§ YOUR TASK:
Omit the pictures, please, and give each record below again exactly.

§ Collection entries:
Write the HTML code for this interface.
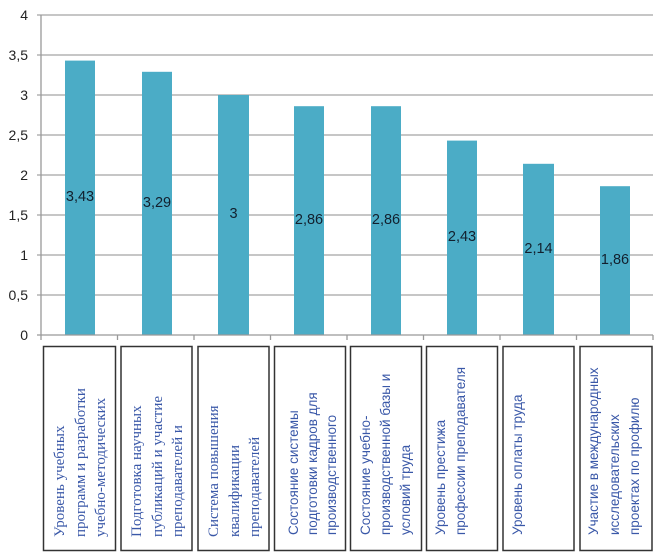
<!DOCTYPE html>
<html><head><meta charset="utf-8"><style>
html,body{margin:0;padding:0;background:#fff;width:661px;height:560px;overflow:hidden}
svg{display:block}
.yl{font-family:"Liberation Sans",sans-serif;font-size:14px;fill:#222;text-anchor:end}
.dl{font-family:"Liberation Sans",sans-serif;font-size:14.5px;fill:#12202e;text-anchor:middle}
.ser{font-family:"Liberation Serif","Noto Serif CJK SC","DejaVu Serif",serif;font-size:15px;fill:#3a58a8}
.san{font-family:"Liberation Sans","DejaVu Sans",sans-serif;font-size:13.5px;fill:#3a58a8}
</style></head><body>
<svg width="661" height="560" viewBox="0 0 661 560" xmlns="http://www.w3.org/2000/svg">
<g stroke="#a3a3a3" stroke-width="1.3">
<line x1="37" y1="15" x2="653" y2="15"/>
<line x1="37" y1="55" x2="653" y2="55"/>
<line x1="37" y1="95" x2="653" y2="95"/>
<line x1="37" y1="135" x2="653" y2="135"/>
<line x1="37" y1="175" x2="653" y2="175"/>
<line x1="37" y1="215" x2="653" y2="215"/>
<line x1="37" y1="255" x2="653" y2="255"/>
<line x1="37" y1="295" x2="653" y2="295"/>
</g>
<g fill="#4bacc6">
<rect x="65" y="60.6" width="30" height="274.4"/>
<rect x="142" y="71.8" width="30" height="263.2"/>
<rect x="218" y="95" width="31" height="240"/>
<rect x="294" y="106.2" width="30" height="228.8"/>
<rect x="371" y="106.2" width="30" height="228.8"/>
<rect x="447" y="140.6" width="30" height="194.4"/>
<rect x="523" y="163.8" width="31" height="171.2"/>
<rect x="600" y="186.2" width="30" height="148.8"/>
</g>
<g stroke="#999" stroke-width="1.3">
<line x1="41" y1="15" x2="41" y2="335"/>
<line x1="37" y1="335" x2="653" y2="335"/>
<line x1="41" y1="335" x2="41" y2="340"/>
<line x1="117.5" y1="335" x2="117.5" y2="340"/>
<line x1="194" y1="335" x2="194" y2="340"/>
<line x1="270.5" y1="335" x2="270.5" y2="340"/>
<line x1="347" y1="335" x2="347" y2="340"/>
<line x1="423.5" y1="335" x2="423.5" y2="340"/>
<line x1="500" y1="335" x2="500" y2="340"/>
<line x1="576.5" y1="335" x2="576.5" y2="340"/>
<line x1="653" y1="335" x2="653" y2="340"/>
</g>
<g class="yl">
<text x="28" y="20">4</text>
<text x="28" y="60">3,5</text>
<text x="28" y="100">3</text>
<text x="28" y="140">2,5</text>
<text x="28" y="180">2</text>
<text x="28" y="220">1,5</text>
<text x="28" y="260">1</text>
<text x="28" y="300">0,5</text>
<text x="28" y="340">0</text>
</g>
<g class="dl">
<text x="80" y="201">3,43</text>
<text x="157" y="207">3,29</text>
<text x="233.5" y="218">3</text>
<text x="309" y="224">2,86</text>
<text x="386" y="224">2,86</text>
<text x="462" y="241">2,43</text>
<text x="538.5" y="253">2,14</text>
<text x="615" y="264">1,86</text>
</g>
<g fill="none" stroke="#333" stroke-width="1.5">
<rect x="43.5" y="346.5" width="72" height="204"/>
<rect x="121" y="346.5" width="71" height="204"/>
<rect x="198" y="346.5" width="71" height="204"/>
<rect x="274.5" y="346.5" width="71" height="204"/>
<rect x="350.5" y="346.5" width="71" height="204"/>
<rect x="426.5" y="346.5" width="71" height="204"/>
<rect x="503" y="346.5" width="71" height="204"/>
<rect x="580" y="346.5" width="72" height="204"/>
</g>
<g class="ser">
<text transform="translate(64 537) rotate(-90)">Уровень учебных</text>
<text transform="translate(85 537) rotate(-90)">программ и разработки</text>
<text transform="translate(105 537) rotate(-90)">учебно-методических</text>
<text transform="translate(141 537) rotate(-90)">Подготовка научных</text>
<text transform="translate(162 537) rotate(-90)">публикаций и участие</text>
<text transform="translate(182 537) rotate(-90)">преподавателей и</text>
<text transform="translate(218 537) rotate(-90)">Система повышения</text>
<text transform="translate(239 537) rotate(-90)">квалификации</text>
<text transform="translate(259 537) rotate(-90)">преподавателей</text>
</g>
<g class="san">
<text transform="translate(298 535) rotate(-90)">Состояние системы</text>
<text transform="translate(317 535) rotate(-90)">подготовки кадров для</text>
<text transform="translate(336 535) rotate(-90)">производственного</text>
<text transform="translate(370 535) rotate(-90)">Состояние учебно-</text>
<text transform="translate(390 535) rotate(-90)">производственной базы и</text>
<text transform="translate(410 535) rotate(-90)">условий труда</text>
<text transform="translate(445 535) rotate(-90)">Уровень престижа</text>
<text transform="translate(465 535) rotate(-90)">профессии преподавателя</text>
<text transform="translate(522 535) rotate(-90)">Уровень оплаты труда</text>
<text transform="translate(598 535) rotate(-90)">Участие в международных</text>
<text transform="translate(619 535) rotate(-90)">исследовательских</text>
<text transform="translate(639 535) rotate(-90)">проектах по профилю</text>
</g>
</svg>
</body></html>
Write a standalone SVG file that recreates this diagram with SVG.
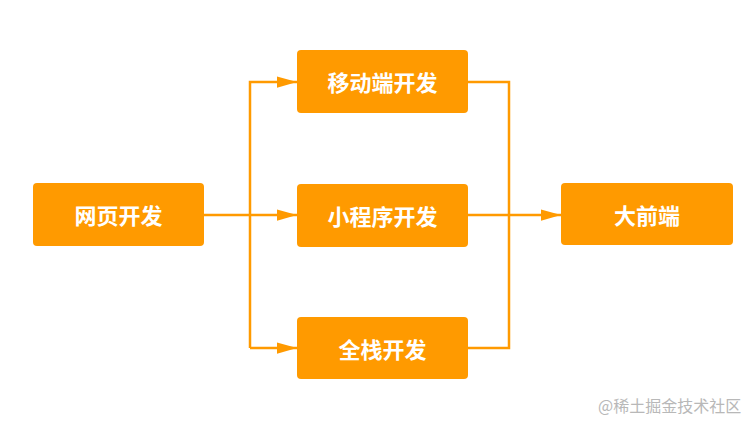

§ OUTPUT FOR THIS TASK:
Write the HTML code for this interface.
<!DOCTYPE html>
<html><head><meta charset="utf-8"><style>
html,body{margin:0;padding:0;background:#fff;width:661px;height:560px;overflow:hidden}
svg{display:block}
.yl{font-family:"Liberation Sans",sans-serif;font-size:14px;fill:#222;text-anchor:end}
.dl{font-family:"Liberation Sans",sans-serif;font-size:14.5px;fill:#12202e;text-anchor:middle}
.ser{font-family:"Liberation Serif","Noto Serif CJK SC","DejaVu Serif",serif;font-size:15px;fill:#3a58a8}
.san{font-family:"Liberation Sans","DejaVu Sans",sans-serif;font-size:13.5px;fill:#3a58a8}
</style></head><body>
<svg width="661" height="560" viewBox="0 0 661 560" xmlns="http://www.w3.org/2000/svg">
<g stroke="#a3a3a3" stroke-width="1.3">
<line x1="37" y1="15" x2="653" y2="15"/>
<line x1="37" y1="55" x2="653" y2="55"/>
<line x1="37" y1="95" x2="653" y2="95"/>
<line x1="37" y1="135" x2="653" y2="135"/>
<line x1="37" y1="175" x2="653" y2="175"/>
<line x1="37" y1="215" x2="653" y2="215"/>
<line x1="37" y1="255" x2="653" y2="255"/>
<line x1="37" y1="295" x2="653" y2="295"/>
</g>
<g fill="#4bacc6">
<rect x="65" y="60.6" width="30" height="274.4"/>
<rect x="142" y="71.8" width="30" height="263.2"/>
<rect x="218" y="95" width="31" height="240"/>
<rect x="294" y="106.2" width="30" height="228.8"/>
<rect x="371" y="106.2" width="30" height="228.8"/>
<rect x="447" y="140.6" width="30" height="194.4"/>
<rect x="523" y="163.8" width="31" height="171.2"/>
<rect x="600" y="186.2" width="30" height="148.8"/>
</g>
<g stroke="#999" stroke-width="1.3">
<line x1="41" y1="15" x2="41" y2="335"/>
<line x1="37" y1="335" x2="653" y2="335"/>
<line x1="41" y1="335" x2="41" y2="340"/>
<line x1="117.5" y1="335" x2="117.5" y2="340"/>
<line x1="194" y1="335" x2="194" y2="340"/>
<line x1="270.5" y1="335" x2="270.5" y2="340"/>
<line x1="347" y1="335" x2="347" y2="340"/>
<line x1="423.5" y1="335" x2="423.5" y2="340"/>
<line x1="500" y1="335" x2="500" y2="340"/>
<line x1="576.5" y1="335" x2="576.5" y2="340"/>
<line x1="653" y1="335" x2="653" y2="340"/>
</g>
<g class="yl">
<text x="28" y="20">4</text>
<text x="28" y="60">3,5</text>
<text x="28" y="100">3</text>
<text x="28" y="140">2,5</text>
<text x="28" y="180">2</text>
<text x="28" y="220">1,5</text>
<text x="28" y="260">1</text>
<text x="28" y="300">0,5</text>
<text x="28" y="340">0</text>
</g>
<g class="dl">
<text x="80" y="201">3,43</text>
<text x="157" y="207">3,29</text>
<text x="233.5" y="218">3</text>
<text x="309" y="224">2,86</text>
<text x="386" y="224">2,86</text>
<text x="462" y="241">2,43</text>
<text x="538.5" y="253">2,14</text>
<text x="615" y="264">1,86</text>
</g>
<g fill="none" stroke="#333" stroke-width="1.5">
<rect x="43.5" y="346.5" width="72" height="204"/>
<rect x="121" y="346.5" width="71" height="204"/>
<rect x="198" y="346.5" width="71" height="204"/>
<rect x="274.5" y="346.5" width="71" height="204"/>
<rect x="350.5" y="346.5" width="71" height="204"/>
<rect x="426.5" y="346.5" width="71" height="204"/>
<rect x="503" y="346.5" width="71" height="204"/>
<rect x="580" y="346.5" width="72" height="204"/>
</g>
<g class="ser">
<text transform="translate(64 537) rotate(-90)">Уровень учебных</text>
<text transform="translate(85 537) rotate(-90)">программ и разработки</text>
<text transform="translate(105 537) rotate(-90)">учебно-методических</text>
<text transform="translate(141 537) rotate(-90)">Подготовка научных</text>
<text transform="translate(162 537) rotate(-90)">публикаций и участие</text>
<text transform="translate(182 537) rotate(-90)">преподавателей и</text>
<text transform="translate(218 537) rotate(-90)">Система повышения</text>
<text transform="translate(239 537) rotate(-90)">квалификации</text>
<text transform="translate(259 537) rotate(-90)">преподавателей</text>
</g>
<g class="san">
<text transform="translate(298 535) rotate(-90)">Состояние системы</text>
<text transform="translate(317 535) rotate(-90)">подготовки кадров для</text>
<text transform="translate(336 535) rotate(-90)">производственного</text>
<text transform="translate(370 535) rotate(-90)">Состояние учебно-</text>
<text transform="translate(390 535) rotate(-90)">производственной базы и</text>
<text transform="translate(410 535) rotate(-90)">условий труда</text>
<text transform="translate(445 535) rotate(-90)">Уровень престижа</text>
<text transform="translate(465 535) rotate(-90)">профессии преподавателя</text>
<text transform="translate(522 535) rotate(-90)">Уровень оплаты труда</text>
<text transform="translate(598 535) rotate(-90)">Участие в международных</text>
<text transform="translate(619 535) rotate(-90)">исследовательских</text>
<text transform="translate(639 535) rotate(-90)">проектах по профилю</text>
</g>
</svg>
</body></html>
Write a standalone SVG file that recreates this diagram with SVG.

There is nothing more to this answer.